Все дальнейшие события той ночи он помнил с какими-то провалами – бутылка французского вина, ветчина в итальянской булочке, глиняная чашка чая с надписью: “The Lord is my light and my salvation”, а потом липкий пот, стекающий чистыми слезами с черного торса, и невероятно круглые бедра, в которые он все входил и входил, и казалось, что не будет конца этому желанию.

– O, Jesus! O, Lord! – извивалась черная плоть на белой простыне.

В три часа ночи Вектор точно знал, что уже не представляет свою жизнь без этого черного тела, и без памяти провалился в сон. Рано утром он открыл глаза и увидел Пегги неподвижно сидящей на кровати.

– You took advantage of me, – сказала она спокойно.

– No, I did not, – так же спокойно ответил он, стараясь как можно отчетливее поставить ударение на слове “not”, оделся и поехал на работу.

Вечером они встретились на той же скамейке, на которой познакомились вчера, и Пегги сказала, что продолжать эти отношения она не может.

– Все это было как мираж… потому что у меня давно не было мужчины. Но ведь я новорожденная христианка, а новорожденные христиане не могут заниматься любовью, не состоя в браке. Кстати, ты читал Библию?

Вопрос сбил Вектора с толку.

– Да, это было давно… и в России, – ответил он.

– Вот видишь, все это было… как в тумане. Впрочем, расстаться с тобой я тоже не могу. Ведь ты вошел в меня по любви. И поэтому нам нужно вступить в законный брак.

Такое заключение Пегги повергло Вектора в раздумья о том, что виной происшедшему было его недостаточное знание Библии, но слово “брак” было произнесено черным ртом так твердо, что он не видел никаких препятствий к тому, почему бы ему этого не сделать.

– Да, разумеется, мы сделаем это так, как это должно быть у новорожденных христиан, – сказал он.

Всю следующую неделю он усердно читал Библию, но так и не уразумел, чем новорожденные христиане отличаются от неноворожденных.

Занимаясь с ней любовью, он иногда думал о том, что у них теперь будут черные дети. Однако влечение к Пегги было настолько сильным, а его слияние настолько желанным, что вся его предыдущая жизнь – беженец без статуса, комната в YMCA, работа в “Хайат” – казались ему теперь чем-то совершенно неважным по сравнению с ежедневным обладанием этим жарким черным торсом, как будто ставшим неотъемлемой частью его белой плоти.

Бракосочетание, мало походившее на торжественный процесс соединения двух сердец, произошло у Пегги на квартире.
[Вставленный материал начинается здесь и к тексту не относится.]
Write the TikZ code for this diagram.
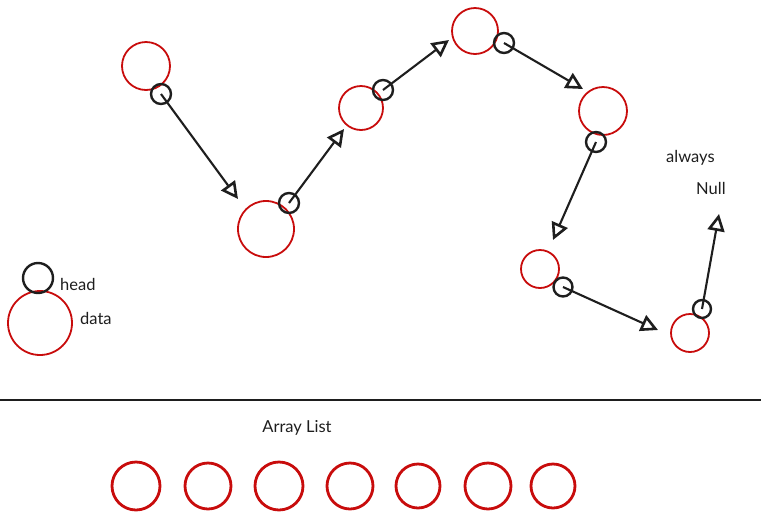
\documentclass[tikz,border=0pt]{standalone}
\usepackage{fontspec}
\setmainfont{Lato}
\usepackage{tikz}
\usetikzlibrary{arrows.meta,positioning}
\usepackage{xcolor}
\definecolor{inkred}{RGB}{200,12,12}
\definecolor{ink}{RGB}{30,30,30}

\tikzset{
  datanode/.style={circle,draw=inkred,line width=1.8pt,inner sep=0pt,minimum size=#1},
  headnode/.style={circle,draw=ink,line width=2.4pt,inner sep=0pt,minimum size=#1},
  slotnode/.style={circle,draw=inkred,line width=2.8pt,inner sep=0pt,minimum size=#1},
  ptr/.style={draw=ink,line width=2.1pt,-{Triangle[open,length=17pt,width=17pt,line width=2.6pt]}},
  lbl/.style={text=ink,font=\fontsize{16.5}{19}\selectfont,inner sep=0pt}
}

\begin{document}
\begin{tikzpicture}[x=1pt,y=-1pt]
  \useasboundingbox (0,0) rectangle (761,523);
  % linked list
  \node[datanode=48pt] (d1) at (146,66) {};
  \node[headnode=20pt] (h1) at (161,94) {};
  \node[datanode=56pt] (d2) at (266,229) {};
  \node[headnode=20pt] (h2) at (289,203) {};
  \node[datanode=44pt] (d3) at (361,108) {};
  \node[headnode=20pt] (h3) at (383,90) {};
  \node[datanode=46pt] (d4) at (475,31) {};
  \node[headnode=20pt] (h4) at (504,43) {};
  \node[datanode=48pt] (d5) at (603,111) {};
  \node[headnode=20pt] (h5) at (596,142) {};
  \node[datanode=38pt] (d6) at (540,269) {};
  \node[headnode=19pt] (h6) at (563,287) {};
  \node[datanode=38pt] (d7) at (690,333) {};
  \node[headnode=18pt] (h7) at (702,309) {};
  \coordinate (t1) at (238,199);
  \coordinate (t2) at (344,129);
  \coordinate (t3) at (449,40);
  \coordinate (t4) at (583,89);
  \coordinate (t5) at (553,240);
  \coordinate (t6) at (658,330);
  \coordinate (t7) at (719,214);
  \foreach \i in {1,...,7}{\draw[ptr] (h\i.center) -- (t\i);}
  \node[lbl,anchor=west] (nul1) at (666,158) {always};
  \node[lbl,anchor=west] (nul2) at (696,188) {Null};
  % legend
  \node[datanode=64pt] (kd) at (40,323) {};
  \node[headnode=30pt] (kh) at (38,278) {};
  \node[lbl,anchor=west] (khl) at (60,284) {head};
  \node[lbl,anchor=west] (kdl) at (80,318) {data};
  % divider
  \draw[ink,line width=2.8pt] (0,400) -- (761,400);
  % array list
  \node[lbl] (arr) at (297,428) {Array List};
  \foreach \x/\r [count=\k] in {136/48,208/46,279/48,350/46,418/44,488/46,553/44}{
    \node[slotnode=\r pt] (s\k) at (\x,486) {};}
\end{tikzpicture}
\end{document}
Древняя, едва передвигающаяся старушка-негритянка, как сказала Пегги, ее наставница в детстве, мирно скончавшаяся вскоре после этого в своем бунгало на Южной стороне, принесла Библию, и Вектор повторил за ней долгую клятву, закончившуюся словами: “в бедности и в богатстве, в болезни и в здравии, пока смерть не разлучит нас”, после чего молодожены пошли гулять по парку Золотого берега. Майское солнце пробивало листву деревьев тонкими обжигающими лучами.